Unthinkable Fate

The poorly ventilated supply room in the Utopia Planitia spaceport reeked of peach bubble bath. That might have been the best thing about it. A thoroughly miserable James T. Kirk lay naked on the cold, slippery plascrete floor, his clothes long since torn to shreds by the Hortas who held him motionless with their tentacles. Well, not entirely motionless. There was one part of his body that the Hortas were quite skilled at coaxing into activity, no matter how he tried to suppress the response. In fact, he had never before found himself able to perform the aforementioned activity so many times in quick succession, and certainly he had never enjoyed it less.

Kirk knew that shouting for help would be just a waste of breath. There was no way a human voice could be heard over the hideous screeching cacophony that was Horta giggling. No help would be forthcoming from his first officer, either, who twisted and wiggled feebly on the floor nearby as the Hortas relentlessly tickled him. Only a feeble whimper, midway between laughter and anguish, now came from Spock’s throat; after several hours of this torture, he had lost his voice almost entirely.

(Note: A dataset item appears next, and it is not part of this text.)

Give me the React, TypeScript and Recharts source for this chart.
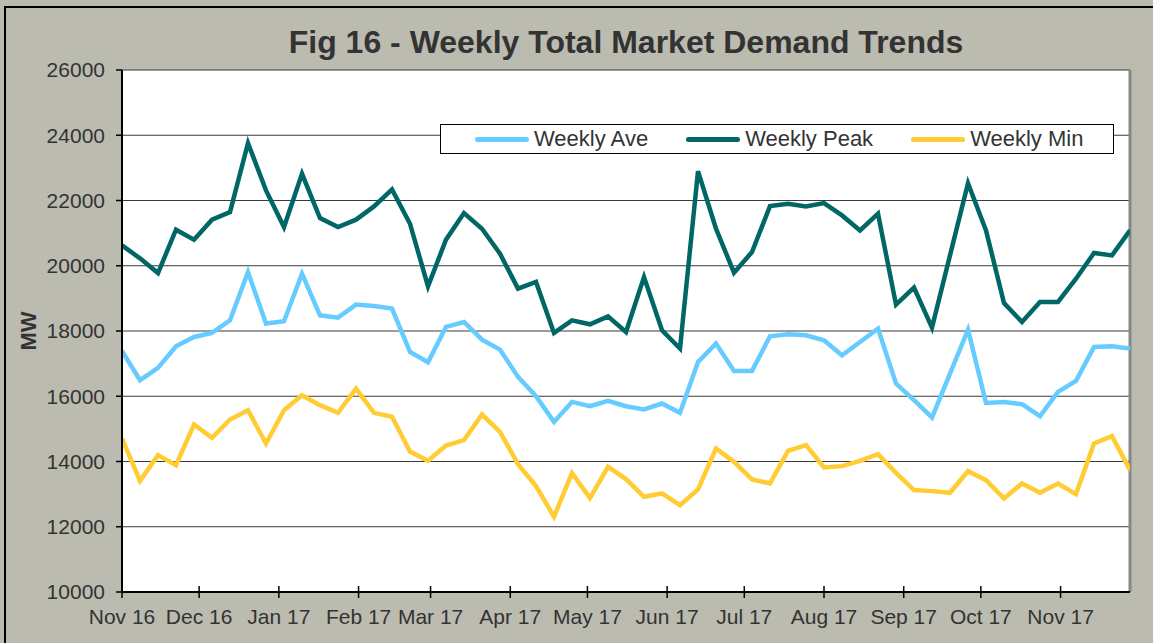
import React from 'react';
import { LineChart, Line, XAxis, YAxis, CartesianGrid, Legend, ReferenceLine } from 'recharts';

const chartTitle = 'Fig 16 - Weekly Total Market Demand Trends';
const yAxisTitle = 'MW';
const firstWeek = '2016-11-01';
const tickLabels = ['Nov 16', 'Dec 16', 'Jan 17', 'Feb 17', 'Mar 17', 'Apr 17', 'May 17', 'Jun 17', 'Jul 17', 'Aug 17', 'Sep 17', 'Oct 17', 'Nov 17'];
const tickDates = ['2016-11-01', '2016-12-01', '2017-01-01', '2017-02-01', '2017-03-01', '2017-04-01', '2017-05-01', '2017-06-01', '2017-07-01', '2017-08-01', '2017-09-01', '2017-10-01', '2017-11-01'];
const yTicks = [10000, 12000, 14000, 16000, 18000, 20000, 22000, 24000, 26000];

const weeklyAve = [17388, 16491, 16868, 17532, 17817, 17940, 18328, 19807, 18227, 18297, 19757, 18481, 18410, 18809, 18767, 18686, 17358, 17040, 18124, 18277, 17736, 17430, 16593, 16001, 15214, 15827, 15695, 15858, 15695, 15594, 15777, 15491, 17052, 17613, 16777, 16777, 17838, 17900, 17869, 17716, 17256, 17664, 18073, 16389, 15879, 15349, 16695, 18042, 15797, 15827, 15756, 15389, 16134, 16470, 17511, 17532, 17461];
const weeklyPeak = [20625, 20226, 19777, 21105, 20799, 21412, 21644, 23757, 22309, 21185, 22818, 21461, 21185, 21412, 21819, 22340, 21288, 19369, 20800, 21617, 21136, 20370, 19298, 19502, 17940, 18328, 18205, 18450, 17970, 19655, 18022, 17461, 22900, 21136, 19788, 20420, 21828, 21900, 21819, 21920, 21543, 21084, 21595, 18809, 19329, 18104, 20318, 22532, 21084, 18858, 18277, 18889, 18889, 19603, 20390, 20318, 21084];
const weeklyMin = [14706, 13408, 14195, 13889, 15134, 14726, 15287, 15573, 14553, 15573, 16032, 15726, 15491, 16236, 15491, 15369, 14307, 14021, 14490, 14654, 15440, 14910, 13919, 13246, 12306, 13643, 12877, 13837, 13460, 12919, 13021, 12664, 13143, 14399, 13990, 13450, 13327, 14328, 14502, 13817, 13858, 14021, 14225, 13653, 13123, 13092, 13041, 13705, 13429, 12868, 13327, 13041, 13327, 13001, 14552, 14776, 13735];

const seriesKeys = ['ave', 'peak', 'min'];
const seriesNames = ['Weekly Ave', 'Weekly Peak', 'Weekly Min'];
const seriesColors = ['#66CCFF', '#006666', '#FFCC33'];

const FONT = '"Liberation Sans", Arial, sans-serif';
const TEXT = '#333333';
const BG = '#BBBBB0';

const DAY = 86400000;
const dayOffset = (d: string) => Math.round((Date.parse(d) - Date.parse(firstWeek)) / DAY);
const tickDays = tickDates.map(dayOffset);
const data = weeklyAve.map((v, i) => ({ day: i * 7, ave: v, peak: weeklyPeak[i], min: weeklyMin[i] }));
const lastDay = (weeklyAve.length - 1) * 7;

const XTick = (props: any) => {
  const { x, y, payload } = props;
  const idx = tickDays.indexOf(payload.value);
  return (
    <g>
      <line x1={x} x2={x} y1={y - 6} y2={y + 6} stroke="#000" strokeWidth={1.5} />
      <text x={x} y={y + 32} textAnchor="middle" fill={TEXT} fontSize={21} fontFamily={FONT}>
        {tickLabels[idx]}
      </text>
    </g>
  );
};

const renderLegend = () => (
  <div
    style={{
      boxSizing: 'border-box',
      width: 674,
      height: 30,
      border: '1px solid #000',
      background: '#fff',
      display: 'flex',
      flexWrap: 'nowrap',
      alignItems: 'center',
      paddingLeft: 34,
      fontFamily: FONT,
      fontSize: 22,
      color: TEXT,
      whiteSpace: 'nowrap',
    }}
  >
    {seriesNames.map((n, i) => (
      <div key={n} style={{ display: 'flex', alignItems: 'center', marginRight: 38, flexShrink: 0 }}>
        <div style={{ width: 54, height: 5, borderRadius: 3, background: seriesColors[i], marginRight: 5, flexShrink: 0 }} />
        <span style={{ lineHeight: '24px', whiteSpace: 'nowrap' }}>{n}</span>
      </div>
    ))}
  </div>
);

const YLabel = (p: any) => {
  const vb = p.viewBox || { x: 0, y: 70, width: 122, height: 522 };
  const cx = 28;
  const cy = vb.y + vb.height / 2;
  return (
    <text
      x={cx}
      y={cy}
      transform={`rotate(-90 ${cx} ${cy})`}
      textAnchor="middle"
      dominantBaseline="central"
      fontWeight="bold"
      fontSize={22}
      fontFamily={FONT}
      fill={TEXT}
    >
      {yAxisTitle}
    </text>
  );
};

export default function App() {
  return (
    <div style={{ position: 'absolute', left: 0, top: 0, width: 1153, height: 643, background: BG, overflow: 'hidden' }}>
      <div style={{ position: 'absolute', left: 4, top: 6, width: 1160, height: 650, borderTop: '2px solid #000', borderLeft: '2px solid #000' }} />
      <div
        style={{
          position: 'absolute',
          left: 0,
          top: 26,
          width: 1252,
          textAlign: 'center',
          fontFamily: FONT,
          fontWeight: 'bold',
          fontSize: 32,
          lineHeight: '32px',
          color: TEXT,
          whiteSpace: 'nowrap',
        }}
      >
        {chartTitle}
      </div>
      <div style={{ position: 'absolute', left: 0, top: 0 }}>
        <LineChart width={1153} height={643} data={data} margin={{ top: 70, right: 23, bottom: 0, left: 0 }}>
          <CartesianGrid vertical={false} stroke="#3a3a3a" strokeWidth={1.2} fill="#ffffff" horizontalValues={yTicks} />
          <XAxis
            dataKey="day"
            type="number"
            domain={[0, lastDay]}
            ticks={tickDays}
            height={51}
            tickSize={0}
            tickMargin={0}
            tickLine={false}
            axisLine={{ stroke: '#000', strokeWidth: 2 }}
            tick={<XTick />}
            interval={0}
            allowDataOverflow
          />
          <YAxis
            type="number"
            domain={[10000, 26000]}
            ticks={yTicks}
            width={122}
            tickSize={6}
            tickMargin={11}
            tickLine={{ stroke: '#000', strokeWidth: 1.5 }}
            axisLine={{ stroke: '#000', strokeWidth: 2 }}
            tick={{ fill: TEXT, fontSize: 21, fontFamily: FONT }}
            interval={0}
            label={{ content: YLabel }}
          />
          <ReferenceLine x={lastDay} stroke="#888888" strokeWidth={3} />
          {seriesKeys.map((k, i) => (
            <Line
              key={k}
              type="linear"
              dataKey={k}
              name={seriesNames[i]}
              stroke={seriesColors[i]}
              strokeWidth={4.5}
              dot={false}
              activeDot={false}
              isAnimationActive={false}
            />
          ))}
          <Legend
            layout="horizontal"
            verticalAlign="middle"
            align="center"
            wrapperStyle={{ left: 440, top: 124, width: 674, height: 30 }}
            content={renderLegend}
          />
        </LineChart>
      </div>
    </div>
  );
}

The captain had to face the dismal fact that no one was going to come looking for him in the near future. No doubt his crew, if they even noticed he was missing, would conclude that, as usual, he was spending the night with a girl. That mental picture surely wouldn’t include a large group of rock-shaped females with devilishly flexible tentacles.

It wasn’t likely that anyone would pass by this room on some other errand, either. The supplies in the stacked crates weren’t due to be loaded aboard the Enterprise until the morning, and because the Hortas had been doing construction work in the area, anyone who heard their infernal screeching would probably just assume that it had something to do with their work.

Kirk’s tormented mind frantically sought possibilities for escape. Maybe he could try to convince the Hortas that exercising a certain part of the male anatomy too vigorously would result in sudden death. Given that his prowess in such matters had become legend in the Federation, however, there wasn’t much chance the Hortas would go for that one. But what if he really did expire from a heart attack before anyone came to rescue him? None of his previous space bimbo adventures had involved this level of repeated exertion, not to mention sheer terror.

At least the Hortas were bringing him water regularly from a sink in the corner, so he was in no danger of succumbing to dehydration. They hadn’t given him any food, but then, he probably wouldn’t have been able to eat it, anyway. The overpowering odor of peach bubble bath certainly wasn’t conducive to a healthy appetite…

A sly smile crossed Kirk’s lips for just an instant. The Hortas couldn’t possibly know that he wasn’t hungry. If he asked them to bring him some dinner, at least one of them would have to leave the room to get it, and he might get a brief reprieve from his misery while he ate. And maybe someone would be suspicious enough to investigate why a rock-eating, silicon-based alien who reeked of peach bubble bath was carrying a plate of meat and potatoes to a supply area.

“Food,” Kirk croaked. “I need food.”

The Hortas chattered among themselves for a moment and then started tearing open some of the nearby crates. There was no food in any of them, as far as Kirk knew. All of these supplies, as Spock had told him earlier, were personal comfort and hygiene items.

Cans of hair spray tumbled, with a loud clatter, to the floor along with razors, deodorant, and fluffy pink rabbits…

The captain blinked at the rabbits several times before his dulled brain registered the fact that it was almost Easter. Then, a far more horrible realization entered his consciousness, as one of his captors emitted a triumphant gong-like sound and held up a plastic-wrapped package.

All hope, now, was truly lost. The Hortas were not going to leave the room to get food for him. Rather, they were going to feed him pink Peeps.

Kirk’s final howl of ultimate despair was such a chilling sound that even the Hortas fell silent, and a nearby security patrol came rushing to the scene moments later, weapons drawn. Sadly, it was too late to save Kirk, whose mind had been irretrievably broken by this last ghastly indignity.

Thereafter, when Easter came each year, the staff at the psychiatric hospital always had to remember that there was one item that they could not, under any circumstances, put into a certain patient’s basket of goodies, lest the poor old fellow become violently agitated.